* BEGIN Data provided *

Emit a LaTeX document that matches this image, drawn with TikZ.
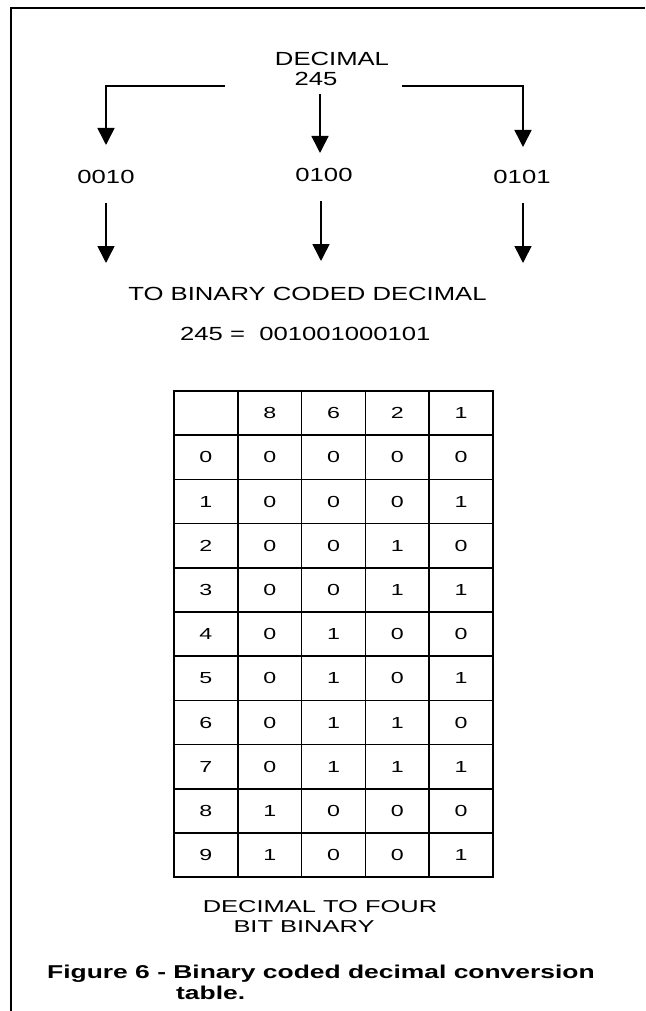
\documentclass[tikz,border=0pt]{standalone}
\usepackage{fontspec}
\setmainfont{Liberation Sans}
\newfontfamily\labfont[FakeStretch=1.35]{Liberation Sans}
\newfontfamily\subfont[FakeStretch=1.48]{Liberation Sans}
\newfontfamily\tabfont[FakeStretch=1.45]{Liberation Sans}
\newfontfamily\capfont[FakeStretch=1.42]{Liberation Sans}
\usetikzlibrary{arrows.meta}
\tikzset{
  lab/.style={inner sep=0pt, font=\labfont\fontsize{19}{22}\selectfont},
  sublab/.style={inner sep=0pt, font=\subfont\fontsize{17.2}{20}\selectfont},
  cell/.style={inner sep=0pt, font=\tabfont\fontsize{16}{18}\selectfont},
  capt/.style={inner sep=0pt, anchor=base west, font=\capfont\bfseries\fontsize{18.6}{21}\selectfont},
  conn/.style={line width=1.6pt, -{Triangle[length=17pt,width=17pt]}},
  gridline/.style={line width=1.6pt},
  border/.style={line width=2.4pt},
  frame/.style={line width=2pt},
}
\begin{document}
\begin{tikzpicture}[x=1pt,y=-1pt]
\useasboundingbox (0,0) rectangle (645,1011);
\fill[white] (0,0) rectangle (645,1011);
% page frame
\draw[frame] (11,1011) -- (11,8) -- (645,8);

% top labels
\node[lab] (dec) at (332,59) {DECIMAL};
\node[lab] (num) at (316,79) {245};
\node[lab] (b1) at (106,176.5) {0010};
\node[lab] (b2) at (324,175) {0100};
\node[lab] (b3) at (522,176.5) {0101};
\node[lab] (tobcd) at (307.5,294) {TO BINARY CODED DECIMAL};
\node[lab, anchor=west] (eq) at (180,334) {245 = \ 001001000101};

% connectors
\coordinate (ls) at (225,86);
\coordinate (lc) at (106,86);
\coordinate (lt) at (106,145);
\coordinate (rs) at (402,86);
\coordinate (rc) at (523,86);
\coordinate (rt) at (523,147);
\coordinate (cs) at (320,94);
\coordinate (ct) at (320,153);
\draw[conn] (ls) -- (lc) -- (lt);
\draw[conn] (rs) -- (rc) -- (rt);
\draw[conn] (cs) -- (ct);

\coordinate (l2s) at (106,203);
\coordinate (l2t) at (106,263);
\coordinate (c2s) at (321,201);
\coordinate (c2t) at (321,261);
\coordinate (r2s) at (523,203);
\coordinate (r2t) at (523,263);
\draw[conn] (l2s) -- (l2t);
\draw[conn] (c2s) -- (c2t);
\draw[conn] (r2s) -- (r2t);

% table
\def\tx{174}\def\ty{391}\def\cw{63.8}\def\rh{44.2}
\foreach \i in {1,...,4} {
  \draw[gridline] (\tx+\i*\cw,\ty) -- (\tx+\i*\cw,\ty+11*\rh);
}
\foreach \j in {1,...,10} {
  \draw[gridline] (\tx,\ty+\j*\rh) -- (\tx+5*\cw,\ty+\j*\rh);
}
\draw[border] (\tx,\ty) rectangle (\tx+5*\cw,\ty+11*\rh);

% header
\foreach \v [count=\c from 1] in {8,6,2,1} {
  \node[cell] (h-\c) at (\tx+\c*\cw+0.5*\cw,\ty+0.5*\rh) {\v};
}
% rows
\foreach \r/\a/\b/\cc/\d in {0/0/0/0/0,1/0/0/0/1,2/0/0/1/0,3/0/0/1/1,4/0/1/0/0,5/0/1/0/1,6/0/1/1/0,7/0/1/1/1,8/1/0/0/0,9/1/0/0/1} {
  \node[cell] (r\r-0) at (\tx+0.5*\cw,\ty+\r*\rh+1.5*\rh) {\r};
  \node[cell] (r\r-1) at (\tx+1.5*\cw,\ty+\r*\rh+1.5*\rh) {\a};
  \node[cell] (r\r-2) at (\tx+2.5*\cw,\ty+\r*\rh+1.5*\rh) {\b};
  \node[cell] (r\r-3) at (\tx+3.5*\cw,\ty+\r*\rh+1.5*\rh) {\cc};
  \node[cell] (r\r-4) at (\tx+4.5*\cw,\ty+\r*\rh+1.5*\rh) {\d};
}

% table caption
\node[sublab] (t1) at (320,907) {DECIMAL TO FOUR};
\node[sublab] (t2) at (304,927) {BIT BINARY};

% figure caption
\node[capt] (fig1) at (47,978) {Figure 6 - Binary coded decimal conversion};
\node[capt] (fig2) at (176,999) {table.};
\end{tikzpicture}
\end{document}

* END Data provided *

What you have to do: Except for the pictures, reproduce every line exactly.

Correct output:
Emit a LaTeX document that matches this image, drawn with TikZ.
\documentclass[tikz,border=0pt]{standalone}
\usepackage{fontspec}
\setmainfont{Liberation Sans}
\newfontfamily\labfont[FakeStretch=1.35]{Liberation Sans}
\newfontfamily\subfont[FakeStretch=1.48]{Liberation Sans}
\newfontfamily\tabfont[FakeStretch=1.45]{Liberation Sans}
\newfontfamily\capfont[FakeStretch=1.42]{Liberation Sans}
\usetikzlibrary{arrows.meta}
\tikzset{
  lab/.style={inner sep=0pt, font=\labfont\fontsize{19}{22}\selectfont},
  sublab/.style={inner sep=0pt, font=\subfont\fontsize{17.2}{20}\selectfont},
  cell/.style={inner sep=0pt, font=\tabfont\fontsize{16}{18}\selectfont},
  capt/.style={inner sep=0pt, anchor=base west, font=\capfont\bfseries\fontsize{18.6}{21}\selectfont},
  conn/.style={line width=1.6pt, -{Triangle[length=17pt,width=17pt]}},
  gridline/.style={line width=1.6pt},
  border/.style={line width=2.4pt},
  frame/.style={line width=2pt},
}
\begin{document}
\begin{tikzpicture}[x=1pt,y=-1pt]
\useasboundingbox (0,0) rectangle (645,1011);
\fill[white] (0,0) rectangle (645,1011);
% page frame
\draw[frame] (11,1011) -- (11,8) -- (645,8);

% top labels
\node[lab] (dec) at (332,59) {DECIMAL};
\node[lab] (num) at (316,79) {245};
\node[lab] (b1) at (106,176.5) {0010};
\node[lab] (b2) at (324,175) {0100};
\node[lab] (b3) at (522,176.5) {0101};
\node[lab] (tobcd) at (307.5,294) {TO BINARY CODED DECIMAL};
\node[lab, anchor=west] (eq) at (180,334) {245 = \ 001001000101};

% connectors
\coordinate (ls) at (225,86);
\coordinate (lc) at (106,86);
\coordinate (lt) at (106,145);
\coordinate (rs) at (402,86);
\coordinate (rc) at (523,86);
\coordinate (rt) at (523,147);
\coordinate (cs) at (320,94);
\coordinate (ct) at (320,153);
\draw[conn] (ls) -- (lc) -- (lt);
\draw[conn] (rs) -- (rc) -- (rt);
\draw[conn] (cs) -- (ct);

\coordinate (l2s) at (106,203);
\coordinate (l2t) at (106,263);
\coordinate (c2s) at (321,201);
\coordinate (c2t) at (321,261);
\coordinate (r2s) at (523,203);
\coordinate (r2t) at (523,263);
\draw[conn] (l2s) -- (l2t);
\draw[conn] (c2s) -- (c2t);
\draw[conn] (r2s) -- (r2t);

% table
\def\tx{174}\def\ty{391}\def\cw{63.8}\def\rh{44.2}
\foreach \i in {1,...,4} {
  \draw[gridline] (\tx+\i*\cw,\ty) -- (\tx+\i*\cw,\ty+11*\rh);
}
\foreach \j in {1,...,10} {
  \draw[gridline] (\tx,\ty+\j*\rh) -- (\tx+5*\cw,\ty+\j*\rh);
}
\draw[border] (\tx,\ty) rectangle (\tx+5*\cw,\ty+11*\rh);

% header
\foreach \v [count=\c from 1] in {8,6,2,1} {
  \node[cell] (h-\c) at (\tx+\c*\cw+0.5*\cw,\ty+0.5*\rh) {\v};
}
% rows
\foreach \r/\a/\b/\cc/\d in {0/0/0/0/0,1/0/0/0/1,2/0/0/1/0,3/0/0/1/1,4/0/1/0/0,5/0/1/0/1,6/0/1/1/0,7/0/1/1/1,8/1/0/0/0,9/1/0/0/1} {
  \node[cell] (r\r-0) at (\tx+0.5*\cw,\ty+\r*\rh+1.5*\rh) {\r};
  \node[cell] (r\r-1) at (\tx+1.5*\cw,\ty+\r*\rh+1.5*\rh) {\a};
  \node[cell] (r\r-2) at (\tx+2.5*\cw,\ty+\r*\rh+1.5*\rh) {\b};
  \node[cell] (r\r-3) at (\tx+3.5*\cw,\ty+\r*\rh+1.5*\rh) {\cc};
  \node[cell] (r\r-4) at (\tx+4.5*\cw,\ty+\r*\rh+1.5*\rh) {\d};
}

% table caption
\node[sublab] (t1) at (320,907) {DECIMAL TO FOUR};
\node[sublab] (t2) at (304,927) {BIT BINARY};

% figure caption
\node[capt] (fig1) at (47,978) {Figure 6 - Binary coded decimal conversion};
\node[capt] (fig2) at (176,999) {table.};
\end{tikzpicture}
\end{document}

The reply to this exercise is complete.